Despite great difficulty in meeting expenses in lean years, the school soldiered on. Toews became its principal, fundraiser and general overseer, and in 1910, a two-story brick schoolhouse was dedicated, followed in 1912 by a girl’s residence. In 1909, the school was incorporated with the province of Saskatchewan as the German-English Academy. Enrollments continued to grow, but during the 1920s & 1930s David Toews found himself expending more and more time and energy appealing for the necessary finances to run the school.

==Expansion==

By the 1940s, it was apparent that a new, larger school was needed. It was not until 1956, however, that the sod was turned for phase one of the current school plant. The concluding phase of the new school building was completed in June 1963 after a tremendous fundraising drive spearheaded by school president Elmer Richert and secretary-treasurer John R. Dyck. The school now boasted large, bright classrooms, laboratories, a gymnasium, ample office space and a library adequate for the time.

The major development of the 1970s was the construction of new residences. As was the case in the building of the school plant, tremendous effort, primarily on the part of principal Ernest Epp and staff member James Andres, was required to raise funding for this latest construction project, and again the alumni of the school came through with gifts and pledges which, when accompanied by a manageable mortgage, enabled the completion of the current residence facility. Also in the 1970s, the conference of Mennonites in Alberta and the Conference of Mennonites of Saskatchewan (now Mennonite Church Alberta and Mennonite Church Saskatchewan respectively) committed themselves to annual grants toward the operation of the school.

Beginning in 1964 when a newly elected Liberal government announced a per Saskatchewan pupil grant of $85.00 for private high schools, the contribution of the Saskatchewan government to the operation of the school has been crucial. Over time, these grants were increased more or less in keeping with the rising costs of providing education. In 2001, the current government approved the equalization of per pupil grants to all independent high schools, a move that nearly doubled the provincial contribution to RJC High School, so that currently, the provincial grant accounts for 30% of the annual income of the school.

==Course of study==

RJC’s program of studies has, of course, evolved over the years. When Herman Fast began instructing the first few students in November 1905, the course of studies included Church History, Bible Stories, German Language, Bible Reading and World History. In the mid-1940s, an attempt was made to expand the curriculum to include courses recognized by the University of Saskatchewan so that students could begin their liberal arts education at RJC. A petition to the provincial government to change the name from the German-English Academy to Rosthern Junior College resulted in the present name of the school, although the anticipated elevation to the status of “junior college” in the eyes of the U of S never really materialized.
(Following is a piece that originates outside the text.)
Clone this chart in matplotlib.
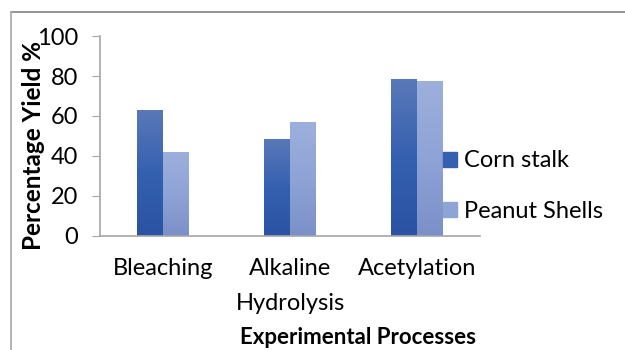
import matplotlib
matplotlib.use("Agg")
import matplotlib.pyplot as plt
import numpy as np
from matplotlib.colors import LinearSegmentedColormap
from matplotlib.lines import Line2D

plt.rcParams['font.family'] = ['Lato', 'DejaVu Sans']

# data
processes = ['Bleaching', 'Alkaline\nHydrolysis', 'Acetylation']
corn_stalk = [63, 48.5, 78.5]
peanut_shells = [42, 57, 77.5]
series_names = ['Corn stalk', 'Peanut Shells']

fs = 17

fig = plt.figure(figsize=(6.25, 3.5), dpi=100)
ax = fig.add_axes([0.16, 0.326, 0.608, 0.571])

x = np.arange(len(processes))
w = 0.205
b1 = ax.bar(x - w / 2, corn_stalk, w, color='#3a60ad', label=series_names[0])
b2 = ax.bar(x + w / 2, peanut_shells, w, color='#8ea2d4', label=series_names[1])

# vertical gradient fill for each bar
grads = [
    LinearSegmentedColormap.from_list('c', ['#2b52a3', '#3560b0', '#5a78b8']),
    LinearSegmentedColormap.from_list('p', ['#7a90c8', '#8ea3d6', '#9db0dc']),
]
grad = np.linspace(0, 1, 256).reshape(-1, 1)
for bars, cm in zip([b1, b2], grads):
    for p in bars:
        bx, by = p.get_x(), p.get_y()
        bw, bh = p.get_width(), p.get_height()
        im = ax.imshow(grad, cmap=cm, origin='lower', aspect='auto',
                       extent=[bx, bx + bw, by, by + bh], zorder=p.get_zorder())
        im.set_clip_path(p)
        p.set_facecolor('none')
        p.set_edgecolor('none')

ax.set_xlim(-0.5, 2.5)
ax.set_ylim(0, 100)
ax.set_yticks([0, 20, 40, 60, 80, 100])
ax.set_xticks(x)
ax.set_xticklabels(processes, linespacing=1.8)
ax.tick_params(axis='y', labelsize=fs, length=6, color='#a6a6a6', pad=10)
ax.tick_params(axis='x', labelsize=fs, length=0, pad=16)
for s in ['top', 'right']:
    ax.spines[s].set_visible(False)
for s in ['left', 'bottom']:
    ax.spines[s].set_color('#a6a6a6')
    ax.spines[s].set_linewidth(1.2)

ax.set_ylabel('Percentage Yield %', fontsize=17.5, fontweight='bold')
ax.yaxis.set_label_coords(-0.145, 0.45)
fig.text(0.573, 0.037, 'Experimental Processes', fontsize=16, fontweight='bold',
         ha='center', va='center')

handles = [plt.Rectangle((0, 0), 1, 1, color='#3560b0'),
           plt.Rectangle((0, 0), 1, 1, color='#8ea3d6')]
fig.legend(handles, series_names, loc='center left', bbox_to_anchor=(0.708, 0.468),
           frameon=False, fontsize=fs, handlelength=0.6, handleheight=0.6,
           handletextpad=0.3, labelspacing=1.25, borderaxespad=0, borderpad=0)

# outer frame lines
fig.add_artist(Line2D([0.0176, 1.0], [0.9657, 0.9657], color='#8c8c8c', lw=1.3))
fig.add_artist(Line2D([0.0176, 0.0176], [0.0, 0.9657], color='#b0b0b0', lw=1.3))

fig.savefig('out.png', dpi=100)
Today, RJC offers an “education with a plus”, a full high school program augmented by rigorous music, sports and drama programs, outdoor education, a modular vocational program, computer courses, Christian Ethics at all levels and numerous opportunities to develop Christian public service skills and interests through field service and travel. Early classes were taught exclusively in German; today French has replaced German as a second language course in an otherwise all-English curriculum.
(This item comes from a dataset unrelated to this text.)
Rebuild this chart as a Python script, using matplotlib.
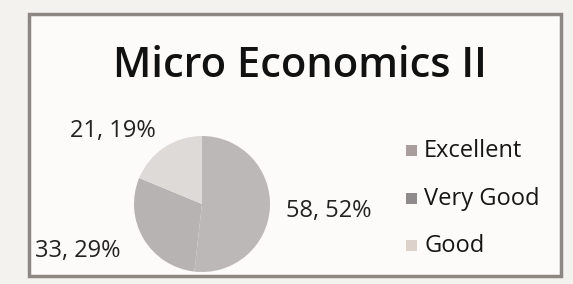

Over the past decade, an average of 100 students in Grades 10 to 12 have enrolled at RJC annually. Approximately half of the students have come from Mennonite families in the constituency area of Alberta and Saskatchewan, with the other half made up of students specifying other or no denomination, international students and children of alumni from other provinces. An academic staff of twelve, four residence deans, and a support staff of eight serve the students.